Researchers led by Arizona State University assistant professor Melissa Wilson Sayres have shown that swapping of genes between the sex chromosomes X and Y may be more common than believed, blurring rigid interpretations of sexual identity. Sex could be decoupled from the chromosomes, or at least a sum of many factors.
A strict recombination boundary that suppresses a swapping of genes between these sex chromosomes has been an assumption for long. The team showed two regions at the tip of the chromosomes which recombine.
"Studying our sex chromosomes has consequences for human health and for trying to understand our history," said Melissa Wilson Sayres, an assistant professor in the School of Life Sciences and member of the Biodesign Institute's Center for Evolution and Medicine. "To me, understanding the evolution of the X and Y is so important because we need to understand that there are all of these variations in the genetics of sex determination."
Much of human diversity results from the shuffling of an estimated 25,000 genes between 23 pairs of chromosomes of a male and female in a process called recombination. This occurs routinely everywhere except on the sex chromosomes, where shuffling information is limited to two small regions located at the tips of the X and Y chromosome, called pseudoautosomal regions (PAR1 and PAR2) studied by the team.
"The pseudoautosomal region, this tiny region that still recombines, is extremely understudied, typically filtered out of all analyses," said Wilson Sayres.

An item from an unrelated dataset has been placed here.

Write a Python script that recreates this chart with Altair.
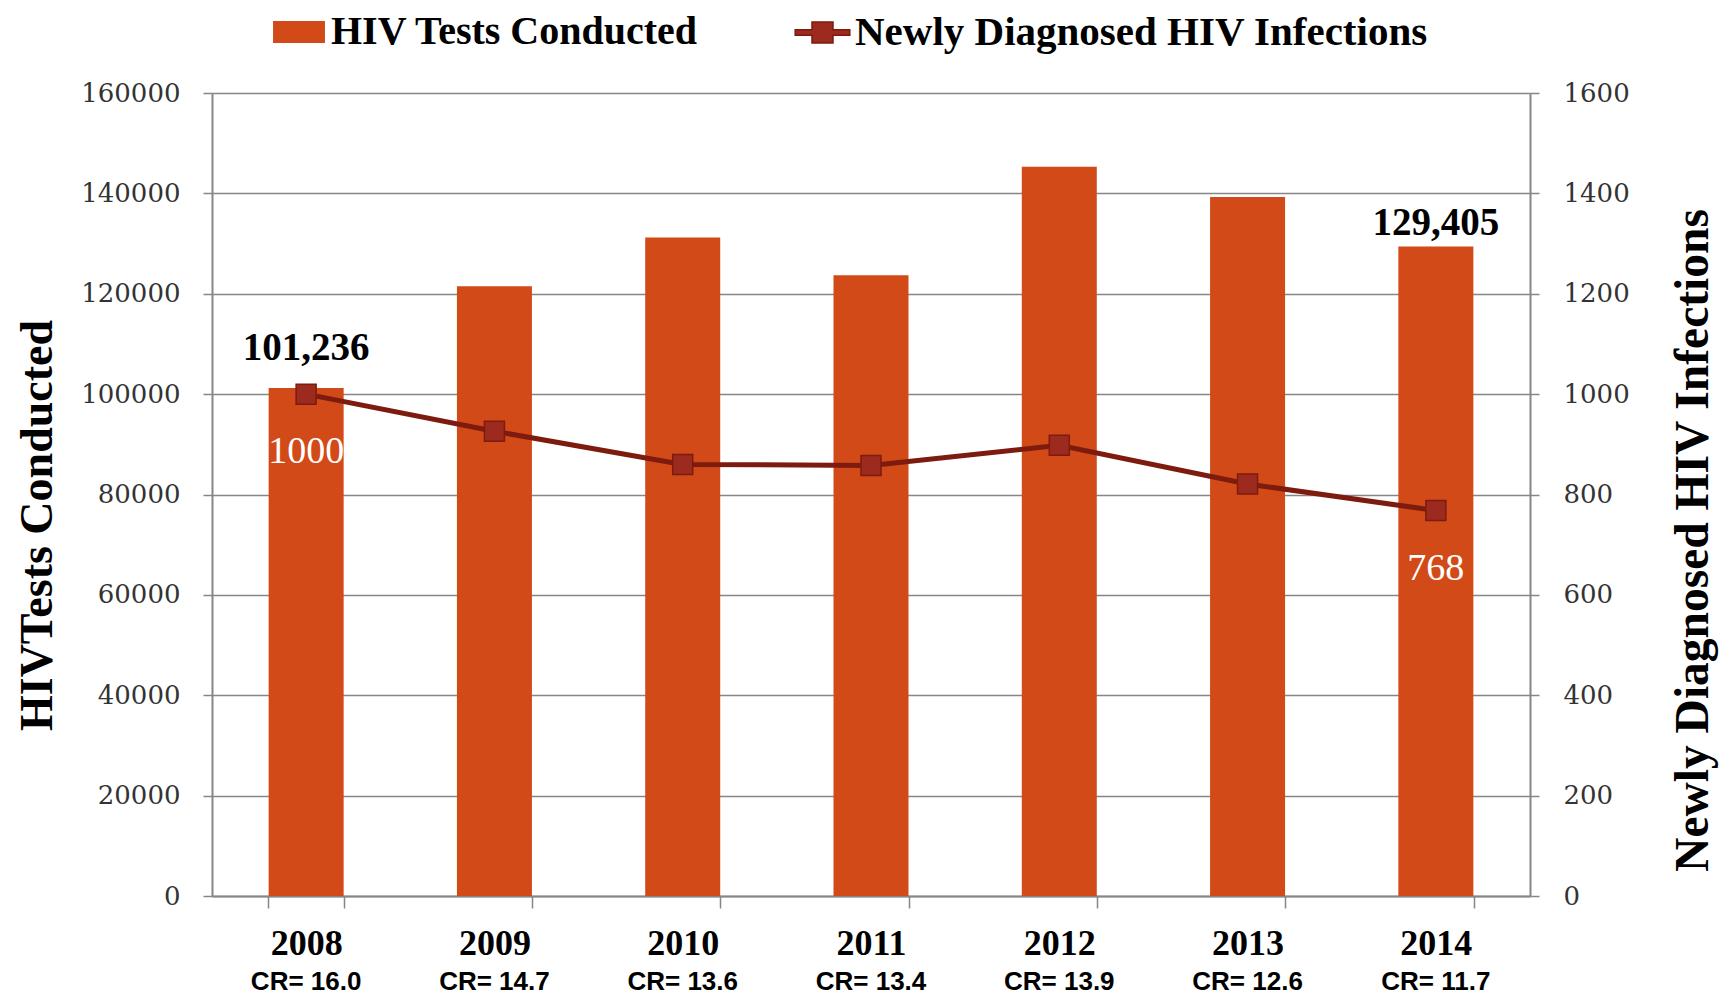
import altair as alt
import pandas as pd

# ---- data ----
years = ["2008", "2009", "2010", "2011", "2012", "2013", "2014"]
tests = [101236, 121500, 131200, 123700, 145300, 139300, 129405]
diagnosed = [1000, 926, 860, 858, 898, 821, 768]
cr_labels = ["CR= 16.0", "CR= 14.7", "CR= 13.6", "CR= 13.4", "CR= 13.9", "CR= 12.6", "CR= 11.7"]
left_ticks = [0, 20000, 40000, 60000, 80000, 100000, 120000, 140000, 160000]
right_ticks = [0, 200, 400, 600, 800, 1000, 1200, 1400, 1600]
bar_name = "HIV Tests Conducted"
line_name = "Newly Diagnosed HIV Infections"

ORANGE = "#D24A18"
DARK = "#7D1B0F"
MARKER = "#9C2A1E"
GRAY = "#868686"
W, H = 1318, 803

df = pd.DataFrame({
    "year": years,
    "tests": tests,
    "diagnosed": diagnosed,
    "cr": cr_labels,
    "bar_series": [bar_name] * len(years),
    "line_series": [line_name] * len(years),
})
first = df.iloc[[0]]
last = df.iloc[[-1]]

x = alt.X(
    "year:N", sort=years,
    scale=alt.Scale(paddingInner=0.6, paddingOuter=0.3),
    axis=alt.Axis(
        title=None, labelFont="Liberation Serif", labelFontWeight="bold",
        labelFontSize=36, labelColor="#000000", labelAngle=0, labelPadding=35,
        labelBaseline="middle", tickBand="extent", ticks=True, tickSize=12,
        tickColor=GRAY, tickWidth=1.5, domainColor=GRAY, domainWidth=2, grid=False,
    ),
)

yl = alt.Y(
    "tests:Q",
    scale=alt.Scale(domain=[0, 160000], nice=False),
    axis=alt.Axis(
        values=left_ticks, format="d", title="HIVTests Conducted",
        titleFont="Liberation Serif", titleFontSize=46, titleFontWeight="bold",
        titleColor="#000000", titleAngle=-90, titleX=-161, titleY=432,
        titleBaseline="alphabetic", titleAlign="center",
        labelFont="DejaVu Serif", labelFontSize=26, labelColor="#333333",
        labelPadding=23, tickSize=9, tickColor=GRAY, tickWidth=1.5,
        domainColor=GRAY, domainWidth=2, grid=True, gridColor=GRAY, gridWidth=1.5,
    ),
)

yr = alt.Y(
    "diagnosed:Q",
    scale=alt.Scale(domain=[0, 1600], nice=False),
    axis=alt.Axis(
        orient="right", values=right_ticks, format="d",
        title="Newly Diagnosed HIV Infections",
        titleFont="Liberation Serif", titleFontSize=47.5, titleFontWeight="bold",
        titleColor="#000000", titleAngle=-90, titleX=177, titleY=447,
        titleBaseline="alphabetic", titleAlign="center",
        labelFont="DejaVu Serif", labelFontSize=26, labelColor="#333333",
        labelPadding=24, tickSize=9, tickColor=GRAY, tickWidth=1.5,
        domainColor=GRAY, domainWidth=2, grid=False,
    ),
)

bars = alt.Chart(df).mark_bar(size=75).encode(
    x=x, y=yl,
    color=alt.Color(
        "bar_series:N",
        scale=alt.Scale(domain=[bar_name], range=[ORANGE]),
        legend=alt.Legend(
            title=None, orient="none", legendX=67, legendY=-81, padding=0,
            symbolType="M-2.36,-1H2.36V1H-2.36Z", symbolSize=484,
            symbolStrokeWidth=0, labelFont="Liberation Serif", labelFontWeight="bold",
            labelFontSize=40, labelColor="#000000", labelOffset=12, labelLimit=900,
        ),
    ),
)

lab_first = alt.Chart(first).mark_text(
    font="Liberation Serif", fontWeight="bold", fontSize=39, color="#000000",
    baseline="middle", dy=-40,
).encode(x=x, y=yl, text=alt.Text("tests:Q", format=","))

lab_last = alt.Chart(last).mark_text(
    font="Liberation Serif", fontWeight="bold", fontSize=39, color="#000000",
    baseline="middle", dy=-24,
).encode(x=x, y=yl, text=alt.Text("tests:Q", format=","))

cr_text = alt.Chart(df).mark_text(
    font="Liberation Sans", fontWeight="bold", fontSize=26, color="#000000",
    baseline="alphabetic",
).encode(x=x, y=alt.value(H + 94), text="cr:N")

left = alt.layer(bars, lab_first, lab_last, cr_text)

line = alt.Chart(df).mark_line(color=DARK, strokeWidth=5).encode(x=x, y=yr)

points = alt.Chart(df).mark_point(
    shape="square", filled=True, size=400, opacity=1, stroke=DARK, strokeWidth=1.5,
).encode(
    x=x, y=yr,
    color=alt.Color(
        "line_series:N",
        scale=alt.Scale(domain=[line_name], range=[MARKER]),
        legend=alt.Legend(
            title=None, orient="none", legendX=590, legendY=-81, padding=0,
            symbolType="M-2.6,-0.26H-1V-1H1V-0.26H2.6V0.26H1V1H-1V0.26H-2.6Z",
            symbolSize=441, symbolStrokeColor=DARK, symbolStrokeWidth=1.5,
            labelFont="Liberation Serif", labelFontWeight="bold",
            labelFontSize=41, labelColor="#000000", labelOffset=12, labelLimit=900,
        ),
    ),
)

white_lab = alt.Chart(pd.concat([first, last])).mark_text(
    font="Liberation Serif", fontSize=38, color="#FFFFFF", baseline="middle", dy=58,
).encode(x=x, y=yr, text=alt.Text("diagnosed:Q", format="d"))

right = alt.layer(line, points, white_lab)

chart = alt.layer(left, right).resolve_scale(
    y="independent", color="independent"
).properties(
    width=W, height=H,
    autosize=alt.AutoSizeParams(type="none"),
    padding={"left": 204, "top": 85, "right": 194, "bottom": 101},
).configure_view(stroke=None)

chart.save("out.html", embed_options={"renderer": "svg", "actions": False})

Also exposed to be indulging in the prohibited mingling was a rogue island of the X chromosome, called the X-transposed region, or XTR, which was duplicated from the X to the Y million years ago in the last common ancestor of all humans.
About 200 million years ago when mammals began to appear, the X and Y were indistinguishable, but slowly grew apart. What was to become the Y underwent genetic 'inversions' that made it harder to recombine. In addition to the PAR regions, XTR duplicated from the X to the Y in humans after the human-chimp split about 6 million years ago carrying away two genes.
Finally today the male Y has ended up having lost nearly 90 percent of the genes on the ancestral sex chromosomes and the ability to exchange information with the X.
An "unlucky" break was also involved in a key male reproductive switch, a testis determination (the SRY protein that makes up for maleness) region, being located near to the boundary. "The big implication is that because of the way our Y chromosome is structured, SRY is immediately next to the boundary, and because the boundary is fuzzy, we can get SRY hopping over to an X chromosome."
When this happens it can result in an increase in sex-linked disorders, such as males carrying XX chromosomes instead of XY, known as de la Chapelle syndrome leading to infertility and breast development in males. Understanding the differences between the sex chromosomes helps understand traits involved in some sex-biased diseases like color-blindness and hemophilia.
Turner syndrome (females with only one X), affecting one in 2,500 individuals, and Klinefelter's syndrome, found in one in a 1,000 individuals are some other sex-related disorders. Wilson Sayres notes that the condition is not that rare once we change our mind-set about male and female.
The fuzzy boundary is another reason why we need to be careful in defining someone by their chromosomes, says Sayres. Many people will not be aware of their chromosome complement.
In their study of complete DNA sequence information from the X chromosomes of 26 unrelated females, the ASU team show that the genetic diversity in the region, called PAR1, is far greater than the other regions of the X. The diversity is elevated across the PAR1 region, instead of an abrupt cutoff as previously expected. Beyond the PAR1, the diversity instead of a cliff like drop is gradual indicating many X-linked disorders.
Recombination suppression between X and Y is still evolving in humans. There are 24 additional genes located within PAR1 and countless others near the PAR1 boundary, important for bone growth, melatonin production, and links to psychiatric disorders, including bipolar affective disorder.
The study was published in the early online edition of the journal Genetics.